A manobra realizada em 1981 pelo capitão Valentin Kuliapin sobre o Azerbaijão é considerada o último abalroamento aéreo da história. Sua singularidade está no fato de o piloto ter realizado o movimento a bordo de um caça supersônico Su-15 em baixa velocidade – e mesmo assim sobreviveu. 

Kuliapin estava perseguindo o cargueiro Canadair Cl-44 de uma companhia aérea argentina que transportava armas para o Irã. O avião violou o espaço aéreo da União Soviética e não atendeu aos pedidos de pouso.

Vídeo do abalroamento do Bessavétni contra o Yorktown  Fonte: YouTube

A velocidade de um avião de transporte em relação a de um caça é muito menor. Quando um caça supersônico voa em velocidade baixa, a sua manobrabilidade fica comprometida, sendo fácil para o piloto perder o controle do avião. Além disso, o disparo de mísseis requer uma grande distância de segurança. A tripulação do avião intruso sabia disso e direcionava a aeronave para fora da fronteira soviética, sabendo que não seria atacada com mísseis, pois a distância entre os aviões era pequena.

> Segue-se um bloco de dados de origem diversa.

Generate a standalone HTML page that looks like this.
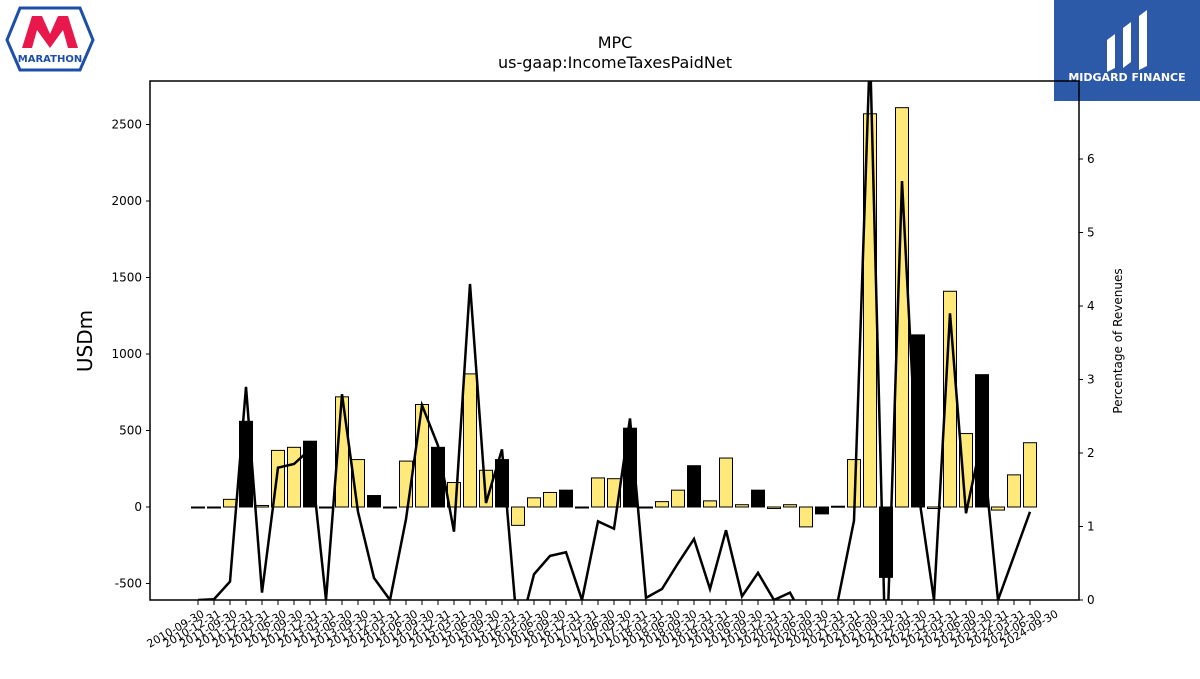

Nesse momento, o piloto soviético decidiu partir para o abalroamento, lançando seu próprio avião contra a fuselagem do cargueiro argentino. A colisão partiu o avião intruso ao meio, bem na junção da asa com a cabine. Kuliapin conseguiu se ejetar e chegar a salvo no chão, mas a tripulação do avião abalroado não teve a mesma sorte.

Polidez na Guerra Fria

O incidente ocorreu entre os navios de guerra da União Soviética e dos Estados Unidos na costa da Crimeia, em 1988. A Marinha dos EUA violou a fronteira marítima da URSS no mar Negro com seu cruzador Yorktown e o destroier Caron perto do Cabo Sarich, no sul da península. Essa fronteira tem um formato curioso em forma de triângulo, e os americanos estavam atravessando a ponta superior dessa formação. Dois navios-patrulha soviéticos, o Bessavetni e o SKR-46, receberam a missão de convidar os americanos a se retirarem das águas territoriais soviéticas o mais rápido possível, mesmo que para isso recorressem à manobra de “forma amigável”.

Os americanos continuaram nas águas territoriais da URSS mesmo depois de várias advertências. Então, a equipe do Bessavetni decidiu partir para o abalroamento. Em um primeiro momento, o navio-patrulha tocou de leve o casco do Yorktown, provocando faíscas entre as placas pintadas de seus cascos. O segundo impacto foi bem mais forte, e o patrulha chegou a destruir alguns elementos da superestrutura do heliporto na parte traseira da embarcação americana. No final, além do hangar, o patrulha danificou a baleeira do comandante e os lançadores de mísseis Harpoon.  

No início, os americanos não levaram a sério as advertências de abalroamento. Conta-se que os marinheiros e oficiais americanos riram, acenaram e ainda fizeram gestos obscenos aos russos. Mas logo depois das colisões, rapidamente saíram das águas territoriais soviéticas.

Os membros da tripulação do Bessavetni, sob o comando de Vladímir Bogdashin, foram processados por violação administrativa – isso aconteceu durante os anos de afrouxamento da Guerra Fria e estragar as relações entre URSS e EUA estava fora de questão). O incidente, conhecido como “abalroamento de Bogdashin”, serviu para mostrar a seriedade com que a Marinha tratava as violações de fronteira do Estado soviético.